:: Set exercise ::
Where a line holds the word "code", copy that line.

* begin Listed entries *

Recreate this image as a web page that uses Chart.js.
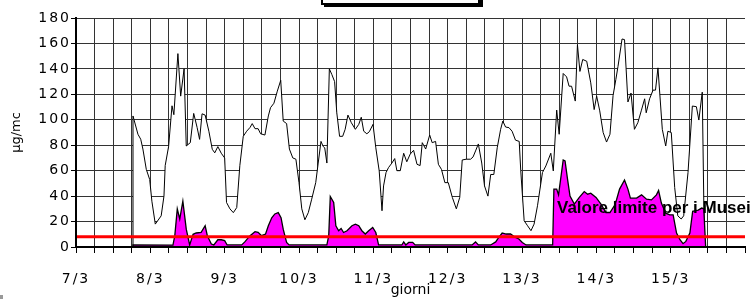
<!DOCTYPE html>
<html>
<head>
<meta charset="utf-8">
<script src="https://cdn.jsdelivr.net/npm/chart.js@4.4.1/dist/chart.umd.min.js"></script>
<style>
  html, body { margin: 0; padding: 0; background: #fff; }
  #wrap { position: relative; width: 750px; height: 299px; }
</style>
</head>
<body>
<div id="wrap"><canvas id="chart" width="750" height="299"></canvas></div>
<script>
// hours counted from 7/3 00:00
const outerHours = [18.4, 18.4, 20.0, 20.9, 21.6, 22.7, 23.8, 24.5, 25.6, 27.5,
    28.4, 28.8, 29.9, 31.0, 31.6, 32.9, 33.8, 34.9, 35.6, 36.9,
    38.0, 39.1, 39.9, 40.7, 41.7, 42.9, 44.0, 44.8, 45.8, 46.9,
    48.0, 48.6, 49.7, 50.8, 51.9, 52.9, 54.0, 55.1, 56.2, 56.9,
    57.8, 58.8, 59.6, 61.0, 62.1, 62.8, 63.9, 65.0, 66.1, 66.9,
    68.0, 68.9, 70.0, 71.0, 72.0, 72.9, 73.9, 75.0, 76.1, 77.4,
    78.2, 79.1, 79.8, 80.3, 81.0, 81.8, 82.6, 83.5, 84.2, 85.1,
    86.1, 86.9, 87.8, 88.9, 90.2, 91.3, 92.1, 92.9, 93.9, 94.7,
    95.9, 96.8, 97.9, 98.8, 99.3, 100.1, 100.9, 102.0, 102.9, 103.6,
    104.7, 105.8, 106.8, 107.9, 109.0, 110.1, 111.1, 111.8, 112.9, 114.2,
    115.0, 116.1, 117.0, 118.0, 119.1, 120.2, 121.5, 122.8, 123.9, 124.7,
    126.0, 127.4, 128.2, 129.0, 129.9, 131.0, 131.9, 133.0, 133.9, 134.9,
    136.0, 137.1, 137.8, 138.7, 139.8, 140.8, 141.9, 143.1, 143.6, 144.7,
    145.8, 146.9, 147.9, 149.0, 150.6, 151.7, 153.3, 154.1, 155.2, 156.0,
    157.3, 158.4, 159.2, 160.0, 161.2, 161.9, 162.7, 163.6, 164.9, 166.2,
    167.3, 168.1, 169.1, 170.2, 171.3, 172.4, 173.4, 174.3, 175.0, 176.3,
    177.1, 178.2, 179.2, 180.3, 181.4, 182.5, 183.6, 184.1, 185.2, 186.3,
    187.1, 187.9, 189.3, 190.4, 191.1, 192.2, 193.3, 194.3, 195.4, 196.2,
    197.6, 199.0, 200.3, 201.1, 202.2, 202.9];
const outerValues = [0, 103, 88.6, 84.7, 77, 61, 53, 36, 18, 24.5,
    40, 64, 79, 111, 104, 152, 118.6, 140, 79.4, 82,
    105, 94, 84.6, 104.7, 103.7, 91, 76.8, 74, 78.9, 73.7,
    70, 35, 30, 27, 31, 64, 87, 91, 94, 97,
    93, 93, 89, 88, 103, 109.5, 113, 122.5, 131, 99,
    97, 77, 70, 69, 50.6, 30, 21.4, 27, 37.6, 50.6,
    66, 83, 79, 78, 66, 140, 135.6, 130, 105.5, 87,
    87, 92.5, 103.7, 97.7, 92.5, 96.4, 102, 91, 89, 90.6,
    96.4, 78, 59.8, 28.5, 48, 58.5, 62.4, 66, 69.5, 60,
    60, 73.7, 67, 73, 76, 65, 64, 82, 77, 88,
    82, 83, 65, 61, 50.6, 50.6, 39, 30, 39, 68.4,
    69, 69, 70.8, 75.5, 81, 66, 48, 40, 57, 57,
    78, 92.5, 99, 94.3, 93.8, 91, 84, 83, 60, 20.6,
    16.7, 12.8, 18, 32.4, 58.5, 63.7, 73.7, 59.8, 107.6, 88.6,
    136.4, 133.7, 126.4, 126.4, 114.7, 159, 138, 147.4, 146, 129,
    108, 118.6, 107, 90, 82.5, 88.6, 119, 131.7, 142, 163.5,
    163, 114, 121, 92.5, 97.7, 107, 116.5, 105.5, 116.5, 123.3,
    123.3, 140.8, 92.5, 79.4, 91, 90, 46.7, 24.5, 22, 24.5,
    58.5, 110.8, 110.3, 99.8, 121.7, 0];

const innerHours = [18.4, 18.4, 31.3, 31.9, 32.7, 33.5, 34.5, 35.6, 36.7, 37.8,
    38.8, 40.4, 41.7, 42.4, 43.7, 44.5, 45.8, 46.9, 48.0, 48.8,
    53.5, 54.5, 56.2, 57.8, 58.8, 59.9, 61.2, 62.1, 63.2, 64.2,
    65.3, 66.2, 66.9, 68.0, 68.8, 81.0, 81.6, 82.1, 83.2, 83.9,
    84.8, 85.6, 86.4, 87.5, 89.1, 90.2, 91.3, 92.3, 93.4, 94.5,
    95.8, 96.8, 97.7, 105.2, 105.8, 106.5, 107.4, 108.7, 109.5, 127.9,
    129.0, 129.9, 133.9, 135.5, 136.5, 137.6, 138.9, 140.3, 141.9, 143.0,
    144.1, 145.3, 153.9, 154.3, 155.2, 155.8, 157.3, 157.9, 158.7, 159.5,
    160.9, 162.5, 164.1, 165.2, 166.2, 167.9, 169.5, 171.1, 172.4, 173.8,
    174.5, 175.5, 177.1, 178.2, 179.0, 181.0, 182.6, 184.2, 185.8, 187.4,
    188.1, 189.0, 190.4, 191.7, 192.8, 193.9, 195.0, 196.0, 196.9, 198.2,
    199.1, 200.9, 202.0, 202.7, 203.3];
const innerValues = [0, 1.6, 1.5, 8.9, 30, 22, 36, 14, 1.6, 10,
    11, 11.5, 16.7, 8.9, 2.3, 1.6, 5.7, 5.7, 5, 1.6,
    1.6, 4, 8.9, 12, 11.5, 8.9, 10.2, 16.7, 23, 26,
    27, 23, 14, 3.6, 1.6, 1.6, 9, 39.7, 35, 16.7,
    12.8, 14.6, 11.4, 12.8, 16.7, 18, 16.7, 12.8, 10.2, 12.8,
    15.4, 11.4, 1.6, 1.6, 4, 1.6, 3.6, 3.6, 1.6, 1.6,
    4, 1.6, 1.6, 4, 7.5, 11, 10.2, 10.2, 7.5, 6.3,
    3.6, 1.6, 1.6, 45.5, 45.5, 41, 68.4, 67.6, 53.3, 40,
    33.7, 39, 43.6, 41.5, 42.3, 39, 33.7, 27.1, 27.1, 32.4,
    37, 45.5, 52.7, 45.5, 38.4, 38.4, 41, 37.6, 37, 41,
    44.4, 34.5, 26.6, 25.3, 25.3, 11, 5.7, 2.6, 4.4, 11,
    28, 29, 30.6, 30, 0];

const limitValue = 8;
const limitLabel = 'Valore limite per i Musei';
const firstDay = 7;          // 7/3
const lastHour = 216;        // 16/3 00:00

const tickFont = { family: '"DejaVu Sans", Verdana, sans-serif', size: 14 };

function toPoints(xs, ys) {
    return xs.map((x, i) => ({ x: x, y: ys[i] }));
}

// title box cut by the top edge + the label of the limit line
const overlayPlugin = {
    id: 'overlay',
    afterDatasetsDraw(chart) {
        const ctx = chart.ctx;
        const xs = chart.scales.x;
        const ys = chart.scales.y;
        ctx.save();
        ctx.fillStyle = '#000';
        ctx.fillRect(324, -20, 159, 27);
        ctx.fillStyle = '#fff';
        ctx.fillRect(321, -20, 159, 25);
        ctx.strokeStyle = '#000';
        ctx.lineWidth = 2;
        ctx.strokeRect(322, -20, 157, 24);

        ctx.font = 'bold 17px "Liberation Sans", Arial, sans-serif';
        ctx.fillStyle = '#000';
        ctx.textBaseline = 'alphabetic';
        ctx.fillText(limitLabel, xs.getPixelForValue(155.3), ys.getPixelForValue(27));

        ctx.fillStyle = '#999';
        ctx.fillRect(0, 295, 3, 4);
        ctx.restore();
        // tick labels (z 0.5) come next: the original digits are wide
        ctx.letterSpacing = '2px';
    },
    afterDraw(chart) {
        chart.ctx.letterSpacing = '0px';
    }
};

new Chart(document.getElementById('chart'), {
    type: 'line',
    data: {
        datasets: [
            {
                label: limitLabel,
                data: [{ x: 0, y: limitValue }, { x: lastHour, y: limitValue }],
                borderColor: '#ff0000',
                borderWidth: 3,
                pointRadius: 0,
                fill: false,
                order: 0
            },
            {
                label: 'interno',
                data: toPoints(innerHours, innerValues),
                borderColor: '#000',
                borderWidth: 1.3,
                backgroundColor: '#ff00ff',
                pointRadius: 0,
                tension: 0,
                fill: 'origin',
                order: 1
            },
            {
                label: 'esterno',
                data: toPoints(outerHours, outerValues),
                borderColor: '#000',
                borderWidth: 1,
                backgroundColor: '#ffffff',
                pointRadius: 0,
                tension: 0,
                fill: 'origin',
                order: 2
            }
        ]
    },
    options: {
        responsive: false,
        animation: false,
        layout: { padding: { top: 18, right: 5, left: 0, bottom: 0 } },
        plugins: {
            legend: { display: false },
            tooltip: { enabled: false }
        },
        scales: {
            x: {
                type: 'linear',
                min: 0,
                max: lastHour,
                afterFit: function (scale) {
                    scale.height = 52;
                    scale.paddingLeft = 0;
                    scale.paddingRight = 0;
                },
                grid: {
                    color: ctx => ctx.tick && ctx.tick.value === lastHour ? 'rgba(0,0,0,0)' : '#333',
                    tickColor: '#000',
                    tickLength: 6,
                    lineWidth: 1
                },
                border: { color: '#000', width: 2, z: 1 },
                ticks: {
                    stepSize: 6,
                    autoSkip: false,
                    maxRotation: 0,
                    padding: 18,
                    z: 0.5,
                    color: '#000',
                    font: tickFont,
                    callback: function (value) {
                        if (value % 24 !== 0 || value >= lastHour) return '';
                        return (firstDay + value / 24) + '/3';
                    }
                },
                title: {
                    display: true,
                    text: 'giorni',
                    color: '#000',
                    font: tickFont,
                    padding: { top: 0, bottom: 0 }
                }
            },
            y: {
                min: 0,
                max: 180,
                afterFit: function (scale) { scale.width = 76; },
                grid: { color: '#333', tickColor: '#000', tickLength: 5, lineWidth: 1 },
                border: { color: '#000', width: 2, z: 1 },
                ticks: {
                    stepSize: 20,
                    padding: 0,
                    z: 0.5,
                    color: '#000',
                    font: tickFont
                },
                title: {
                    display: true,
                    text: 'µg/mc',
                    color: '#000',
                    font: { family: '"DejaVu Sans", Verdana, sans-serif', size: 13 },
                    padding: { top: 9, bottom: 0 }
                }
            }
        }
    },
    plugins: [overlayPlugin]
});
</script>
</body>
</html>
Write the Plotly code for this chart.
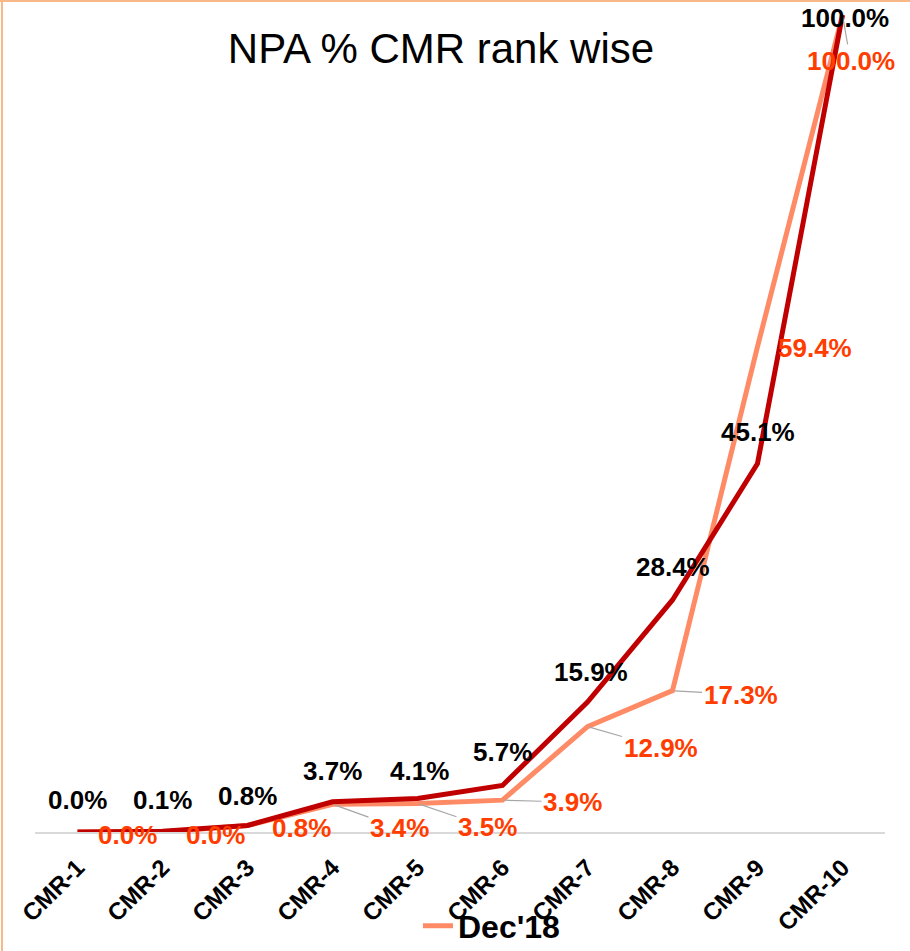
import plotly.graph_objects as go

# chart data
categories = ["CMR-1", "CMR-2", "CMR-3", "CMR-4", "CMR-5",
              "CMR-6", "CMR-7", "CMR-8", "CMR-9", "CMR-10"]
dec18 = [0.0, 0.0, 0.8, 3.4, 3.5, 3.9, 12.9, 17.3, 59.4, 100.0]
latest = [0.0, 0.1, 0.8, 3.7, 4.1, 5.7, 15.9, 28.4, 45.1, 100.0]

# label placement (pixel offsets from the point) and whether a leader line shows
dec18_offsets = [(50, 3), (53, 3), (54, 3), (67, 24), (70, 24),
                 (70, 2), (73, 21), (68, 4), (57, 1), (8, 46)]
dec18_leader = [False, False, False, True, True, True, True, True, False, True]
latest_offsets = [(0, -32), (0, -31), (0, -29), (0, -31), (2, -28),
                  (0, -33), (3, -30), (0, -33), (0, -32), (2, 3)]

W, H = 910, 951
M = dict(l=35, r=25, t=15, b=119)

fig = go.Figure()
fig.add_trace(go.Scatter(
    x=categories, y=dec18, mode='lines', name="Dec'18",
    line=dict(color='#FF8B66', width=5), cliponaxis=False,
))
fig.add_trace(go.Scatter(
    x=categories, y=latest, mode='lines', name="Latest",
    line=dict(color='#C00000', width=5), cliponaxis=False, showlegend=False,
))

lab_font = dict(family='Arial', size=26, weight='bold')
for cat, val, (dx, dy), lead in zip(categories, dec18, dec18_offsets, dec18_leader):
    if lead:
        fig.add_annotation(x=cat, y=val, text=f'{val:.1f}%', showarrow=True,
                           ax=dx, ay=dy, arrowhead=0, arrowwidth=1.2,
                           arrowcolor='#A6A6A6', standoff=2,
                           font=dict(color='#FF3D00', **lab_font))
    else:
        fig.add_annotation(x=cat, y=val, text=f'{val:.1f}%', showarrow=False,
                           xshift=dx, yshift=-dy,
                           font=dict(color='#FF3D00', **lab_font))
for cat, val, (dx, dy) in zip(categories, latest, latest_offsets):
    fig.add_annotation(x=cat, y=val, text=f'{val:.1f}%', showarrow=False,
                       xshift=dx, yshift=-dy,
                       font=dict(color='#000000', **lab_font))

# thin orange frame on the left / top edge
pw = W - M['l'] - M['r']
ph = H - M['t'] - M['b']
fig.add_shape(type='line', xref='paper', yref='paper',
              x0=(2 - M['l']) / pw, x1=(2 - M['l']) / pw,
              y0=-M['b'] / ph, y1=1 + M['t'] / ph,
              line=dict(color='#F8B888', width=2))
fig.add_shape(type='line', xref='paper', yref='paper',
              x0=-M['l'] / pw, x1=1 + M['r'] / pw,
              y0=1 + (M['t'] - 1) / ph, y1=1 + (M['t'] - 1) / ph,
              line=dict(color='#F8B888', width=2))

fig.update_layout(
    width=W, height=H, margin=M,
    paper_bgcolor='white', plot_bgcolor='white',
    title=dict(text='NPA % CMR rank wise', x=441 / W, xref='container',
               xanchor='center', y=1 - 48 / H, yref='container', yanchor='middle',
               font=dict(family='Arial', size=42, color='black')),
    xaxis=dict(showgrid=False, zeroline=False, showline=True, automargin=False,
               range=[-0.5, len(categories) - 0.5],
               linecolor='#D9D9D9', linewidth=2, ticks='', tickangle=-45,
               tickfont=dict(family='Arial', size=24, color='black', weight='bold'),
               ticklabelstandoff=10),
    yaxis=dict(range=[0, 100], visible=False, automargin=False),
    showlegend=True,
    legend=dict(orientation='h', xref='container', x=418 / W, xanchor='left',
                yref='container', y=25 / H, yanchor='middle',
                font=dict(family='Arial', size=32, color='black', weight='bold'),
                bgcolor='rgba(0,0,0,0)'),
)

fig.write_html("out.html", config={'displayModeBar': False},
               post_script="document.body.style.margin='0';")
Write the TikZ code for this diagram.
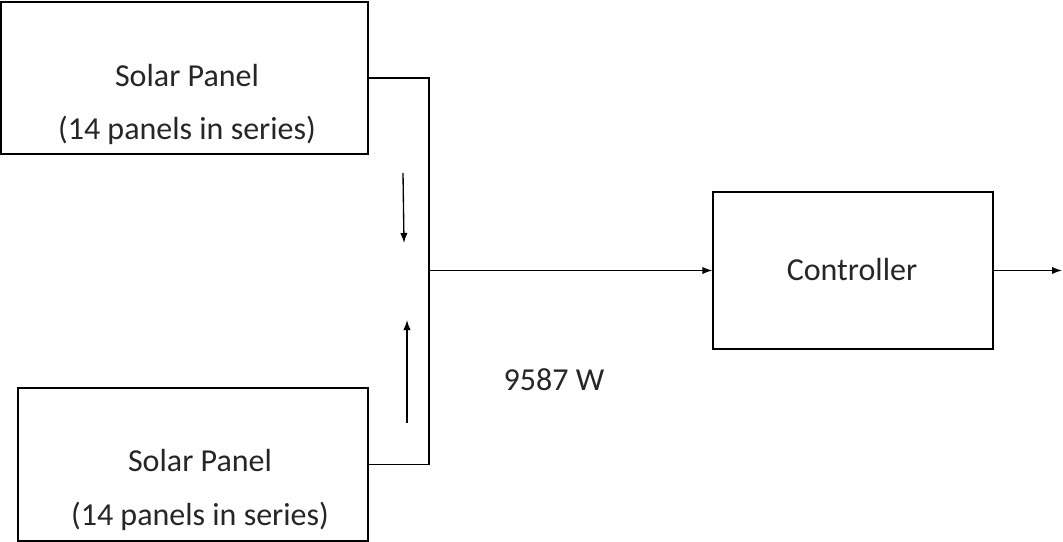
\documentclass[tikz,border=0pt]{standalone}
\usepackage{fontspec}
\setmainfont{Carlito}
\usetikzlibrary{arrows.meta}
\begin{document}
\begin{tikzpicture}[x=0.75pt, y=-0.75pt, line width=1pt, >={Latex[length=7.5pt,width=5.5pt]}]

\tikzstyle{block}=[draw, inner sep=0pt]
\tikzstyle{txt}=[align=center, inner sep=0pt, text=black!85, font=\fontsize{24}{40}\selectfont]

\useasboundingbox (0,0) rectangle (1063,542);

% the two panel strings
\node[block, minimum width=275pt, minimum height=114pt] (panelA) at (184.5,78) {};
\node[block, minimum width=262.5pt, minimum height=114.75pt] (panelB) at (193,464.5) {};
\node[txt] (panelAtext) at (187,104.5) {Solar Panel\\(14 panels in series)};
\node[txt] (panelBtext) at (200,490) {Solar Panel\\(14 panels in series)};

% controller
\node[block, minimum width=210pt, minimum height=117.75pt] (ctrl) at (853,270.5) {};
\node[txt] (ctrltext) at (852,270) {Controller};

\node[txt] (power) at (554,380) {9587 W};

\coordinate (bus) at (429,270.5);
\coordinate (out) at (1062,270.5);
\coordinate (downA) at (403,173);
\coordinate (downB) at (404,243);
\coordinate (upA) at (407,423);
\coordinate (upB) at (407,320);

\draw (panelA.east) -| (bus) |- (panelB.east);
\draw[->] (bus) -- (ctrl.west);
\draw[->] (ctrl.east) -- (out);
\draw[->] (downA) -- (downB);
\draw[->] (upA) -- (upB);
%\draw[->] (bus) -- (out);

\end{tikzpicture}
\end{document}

* end Listed entries *

:: Output below ::
Write the Plotly code for this chart.
Write the TikZ code for this diagram.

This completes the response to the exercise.